Return the material exactly, first line through the line containing "import matplotlib.pyplot as plt", and nothing more. Pictures stay out.

## START

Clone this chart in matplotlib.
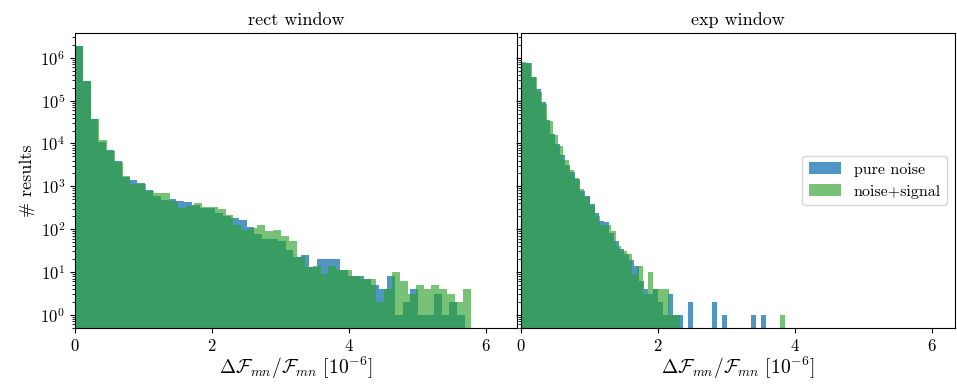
import numpy as np
import matplotlib
matplotlib.use("Agg")
import matplotlib.pyplot as plt

# bin counts: 50 equal bins from 0 to each series' max
rect_noise_max = 5.69
rect_noise = [1.87e6, 2.8e5, 3.7e4, 1.1e4, 7000, 3900, 1650, 1400, 1200, 820,
              590, 480, 500, 460, 430, 365, 310, 310, 240, 205,
              180, 160, 112, 77, 59, 59, 53, 33, 22, 25,
              13, 20, 20, 20, 11, 8, 8, 7, 5, 4,
              8, 1, 2, 4, 1, 1, 3, 1, 2, 1]
rect_signal_max = 5.78
rect_signal = [1.87e6, 2.9e5, 3.7e4, 1.2e4, 6600, 3700, 1750, 1130, 1130, 780,
               700, 690, 460, 310, 350, 410, 330, 320, 295, 215,
               125, 95, 107, 125, 91, 95, 69, 53, 22, 13,
               14, 9, 14, 11, 11, 8, 7, 7, 2, 4,
               10, 6, 3, 5, 4, 5, 4, 3, 2, 4]
exp_noise_max = 3.58
exp_noise = [7.4e5, 7.4e5, 3.5e5, 1.9e5, 9.4e4, 3.5e4, 1.7e4, 9.5e3, 5.4e3, 3.1e3,
             2150, 1470, 780, 590, 380, 240, 155, 146, 79, 53,
             35, 26, 19, 14, 6, 4, 3, 4, 2, 1,
             3, 1, 1, 0, 2, 0, 0, 0, 0, 2,
             0, 1, 0, 0, 0, 0, 0, 1, 0, 1]
exp_signal_max = 3.86
exp_signal = [7.9e5, 7.6e5, 3.6e5, 1.6e5, 8.4e4, 3.3e4, 1.6e4, 8.7e3, 4.1e3, 2.4e3,
              1560, 870, 560, 350, 205, 125, 125, 88, 41, 30,
              26, 9, 14, 3, 10, 4, 4, 4, 1, 1,
              0, 0, 0, 0, 0, 0, 0, 0, 0, 0,
              0, 0, 0, 0, 0, 0, 0, 0, 0, 1]

titles = ["rect window", "exp window"]
labels = ["pure noise", "noise+signal"]

plt.rcParams.update({"font.family": "serif", "font.serif": ["cmr10"],
                     "mathtext.fontset": "cm", "axes.formatter.use_mathtext": True,
                     "font.size": 12, "axes.unicode_minus": False})

W, H = 957, 385
fig = plt.figure(figsize=(W / 100, H / 100))
b, h = 1 - 328 / H, (328 - 33) / H
ax0 = fig.add_axes([75 / W, b, 442 / W, h])
ax1 = fig.add_axes([521 / W, b, 434 / W, h], sharey=ax0)
axes = [ax0, ax1]

panels = [((rect_noise, rect_noise_max), (rect_signal, rect_signal_max)),
          ((exp_noise, exp_noise_max), (exp_signal, exp_signal_max))]
for ax, title, pair in zip(axes, titles, panels):
    for (counts, xmax), col, a, lab in zip(pair, ["tab:blue", "tab:green"], [0.78, 0.64], labels):
        edges = np.linspace(0, xmax, len(counts) + 1)
        ax.hist(edges[:-1], bins=edges, weights=counts, color=col, alpha=a, log=True, label=lab)
    ax.set_title(title, fontsize=13)
    ax.set_xlabel(r"$\Delta\mathcal{F}_{mn}/\mathcal{F}_{mn}\ [10^{-6}]$", fontsize=14, labelpad=1)
    ax.set_xticks([0, 2, 4, 6])
    ax.tick_params(labelsize=12)

ax0.set_xlim(0, 6.45)
ax1.set_xlim(0, 6.34)
ax1.tick_params(labelleft=False)
ax0.set_ylabel("# results", fontsize=13, labelpad=4)
ax0.set_ylim(0.49, 3.8e6)
ax1.legend(loc="center right", fontsize=11.5, bbox_to_anchor=(1.0, 0.5))

fig.savefig("out.png", dpi=100)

## END

### Result of this exercise
Clone this chart in matplotlib.
import numpy as np
import matplotlib
matplotlib.use("Agg")
import matplotlib.pyplot as plt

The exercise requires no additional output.